Y realmente, Catilina, ¿qué es lo que todavía continúas aguardando, si ni la noche en sus tinieblas es capaz de oscurecer tus abominables intrigas, ni tu casa particular contener con sus paredes los gritos de tu conjura, si todo ha salido a la luz, si todo ha reventado definitivamente? Reemplaza tus propósitos, créeme, olvida las sangrías y los incendios. Te encuentras de todo punto asediado, más claros que la misma luz se nos manifiestan tus planes: justo es que, como yo, los reconozcas como tuyos.

(…)
Así las cosas, Catilina, prosigue lo que has iniciado. Retírate, por fin, de la ciudad. Las puertas están abiertas: márchate. Hace demasiado tiempo que te echan de menos como caudillo en el campamento de Manlio. Y haz salir contigo a todos los tuyos, o cuando menos a la mayor parte. Deja limpia la ciudad. De una gran preocupación me liberarás con tal que entre tú y yo medie un muro. No vivirás más tiempo entre nosotros: no lo aceptaré, no lo consentiré, no lo permitiré.

 Debe alabarse el favor de los dioses inmortales y el del mismísimo Júpiter Estator, antiquísimo centinela de la ciudad, por habernos protegido ya tantas veces de calamidad tan repulsiva, tan hostil y tan digna de espanto. Por culpa de un solo hombre no puede consentirse que la sagrada seguridad de la República se ponga en juego. En tanto me tendiste asechanzas siendo yo un cónsul electo, Catilina, no requerí a la guardia pública para mi defensa, sino que me la procuré por mis propios medios. Y cuando en los pasados comicios electorales quisiste darme muerte a mí, al cónsul, en el Campo de Marte, así como a tus restantes adversarios, reprimí tus execrables propósitos con la protección y la fuerza de mis amigos, sin suscitar tumulto alguno. En definitiva, en cada una de las ocasiones en que te arrojaste en mi contra, me opuse a ti con mis recursos propios, por más que supiera que mi ruina iba pareja a la destrucción total del Estado.

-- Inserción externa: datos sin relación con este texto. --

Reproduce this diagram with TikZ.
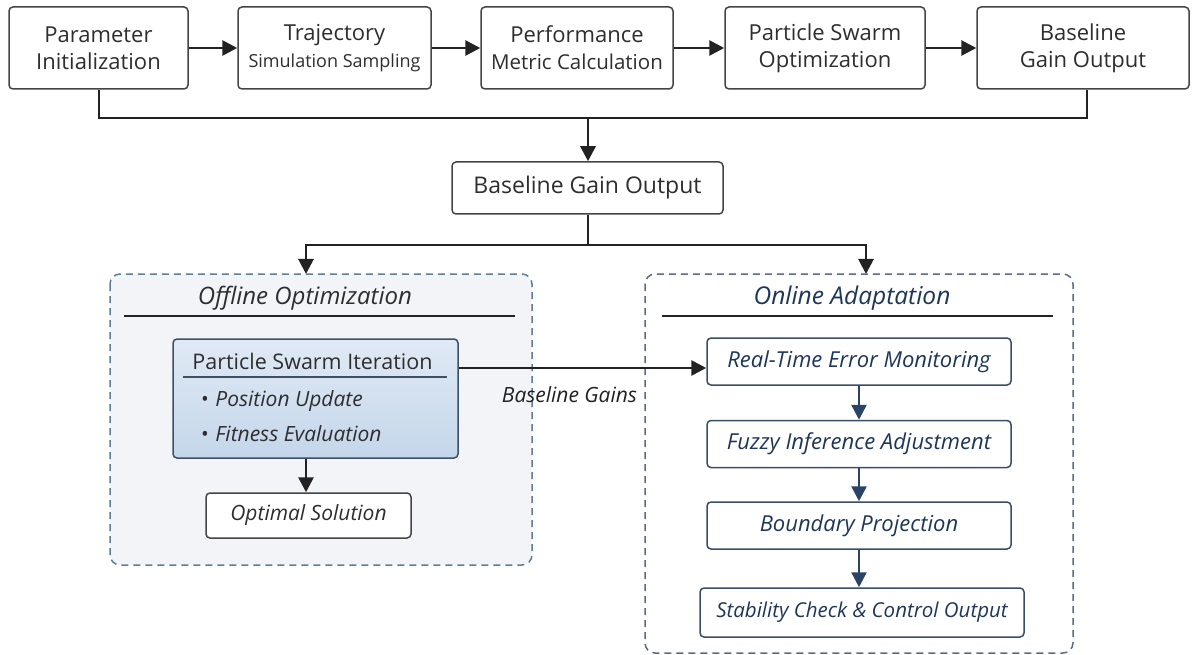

 Ahora ya arrojas tus dardos abiertamente contra la República entera; llamas al desastre y a la devastación a los templos de los dioses inmortales, a los hogares particulares de Roma, a la vida de la ciudadanía y, en suma, a Italia toda. Por consiguiente, dado que aún no me atrevo a llevar a cabo lo que concierne tanto a mi mandato como a la moral de nuestros padres, no puedo sino moderar la severidad y ejecutar lo que más útil resulte al bien común. Y es que si ordenara darte muerte, permanecería en la República la sombra de los conjurados, pero si tú partes de aquí, como acabo de exigirte, habremos conseguido expulsar de Roma a esa escoria perniciosa para la República junto a todos sus secuaces.

 ¿Qué ocurre, Catilina? ¿Vacilas en hacer, ahora que yo lo ordeno, lo que ibas a hacer hasta este momento por ti solo? El cónsul ordena que el enemigo salga de Roma. Me preguntas si al exilio. No te lo mando, pero, ya que lo sacas a colación, te lo aconsejo.